At one point in my Mastercard career, I was embedded for five years with the Cards Division at CIBC, a major Canadian bank. During that time, I was tasked with researching their infrastructure to create and implement the best solution for them to operationally integrate Mastercard into their current product offering across the full CIBC banking environment.

I got to know their shop very well.

The CIBC team that was my “home away from home” was their Outsourced Applications Support (OAS) team. The team’s leadership had carefully chosen experienced staff from other CIBC teams (Fraud, Customer Support, Dispute Resolution, etc.) to build this team.

The OAS team’s mandate included the following:

  • Vendor Management: This team managed technical and compliance interactions with their outsource partners. They were responsible for keeping the vendors accountable for their contractual obligations.

  • Outsourced Application Support: This team provided the bank’s internal front-line support for applications from outsource partners that were used by other teams at the bank.

  • Compliance: This team owned the compliance releases for the bank. They ensured that their own internal teams and outsource partners not only complied with release requirements but did so in a way that aligned with the bank’s expectations and strategic direction.

This structure and mandate gave the team:

  • Depth of knowledge: The team members had past experience that covered each of the departments using outsourced applications. As well, since they used the outsourced applications frequently, their experience was kept current.

  • Perspective across the organization: By being in regular contact with each of the outsource partners and the internal users of those outsourced resources, this team had a constant view of the process and data flow as provided and as used.

  • The ability to effectively manage vendors and their compliance: Outsource partners knew this team. They were kept accountable by this team. The vendor responses and support had to be effective because their effectiveness was constantly being monitored.

This team had a tactical and strategic pulse on vendor effectiveness because this team supported the bank’s internal teams using the vendors’ tools. They had direct insight into the compliance requirements from payment networks and legislation, as well as direct oversight on how those requirements were implemented by their outsource partners.

There were significant challenges for this team to navigate. These three roles, in most organizations, are often in competition and conflict with each other. This team had to work through those tensions as one team.

Over time, I watched as the bank began to divide this team into multiple teams – each focused on one responsibility: vendor management, compliance, or internal user support. By the time they were completely separated, I was no longer embedded at the bank. I have often wondered if the magic they had as one team was able to survive the reorganization.

Based on what I saw and experienced over those 5 years at CIBC, I would strongly recommend that your Vendor Management, Compliance, and Internal User Support for outsourced applications be one team.
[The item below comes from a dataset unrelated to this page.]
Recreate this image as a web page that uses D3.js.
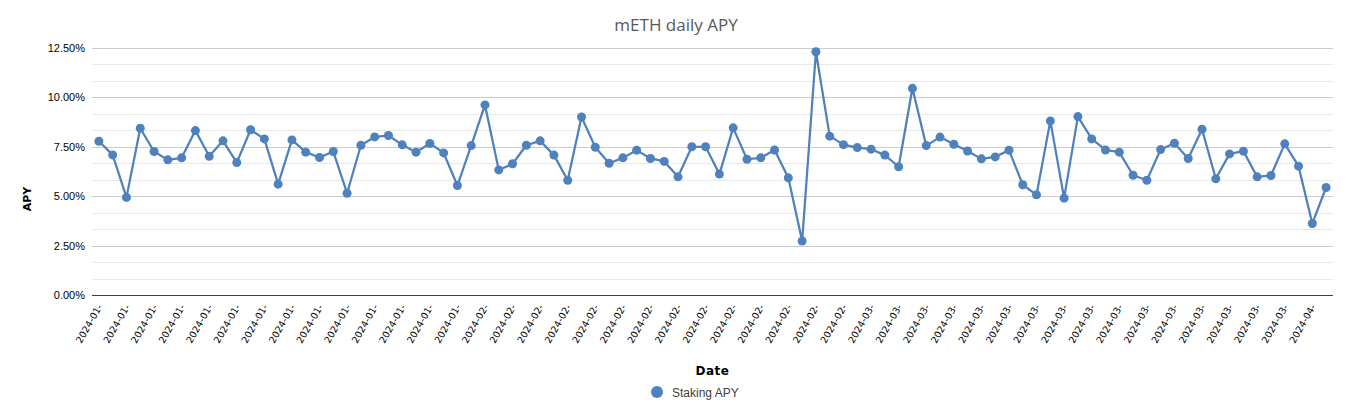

Your corporate structure may require that these teams reside in different departments. If so, they need to work closely together as though they were one team. Otherwise, they will struggle with conflicting priorities and the inability to manage all aspects of their roles effectively.

Here are three suggestions that may help mitigate the weakness of having these roles divided:

  1. Tie them to one management accountability: If they must be separate teams, have them report to the same Manager or Director. Bringing them together at a VP level may work in a small credit union but it is too remote a link to be effective in a larger financial institution.

  2. SWAT Team: Bring together the best of each team into a SWAT team. Together they can triage compliance releases, analyze vendor effectiveness, and provide expert insight from each of their roles. The SWAT team needs continuity to be effective, tenure on the team to be cohesive, and fresh participants cycled in to better propagate the SWAT cooperation paradigm to the contributing teams.

  3. “Coach” leadership, not “superstar” leadership: Too many “leaders” use their teams as ladder rails to help the “leader” to climb higher in the corporation. These “leaders” have little to no desire to cooperate with other departments as their goal is personal, selfish, and, ultimately, destructive to the organization. You need “coach” leaders who understand that success is accomplished by bringing out the best in the team. Cooperation between teams is the way to bring out the best in the corporation. Any personal acclaim and promotion are secondary to and a result of the success of the team and the company.

These three points build on each other. Together they can help your company find greater success by having your Vendor Management, Compliance, and User Support teams become strategic partners in that success.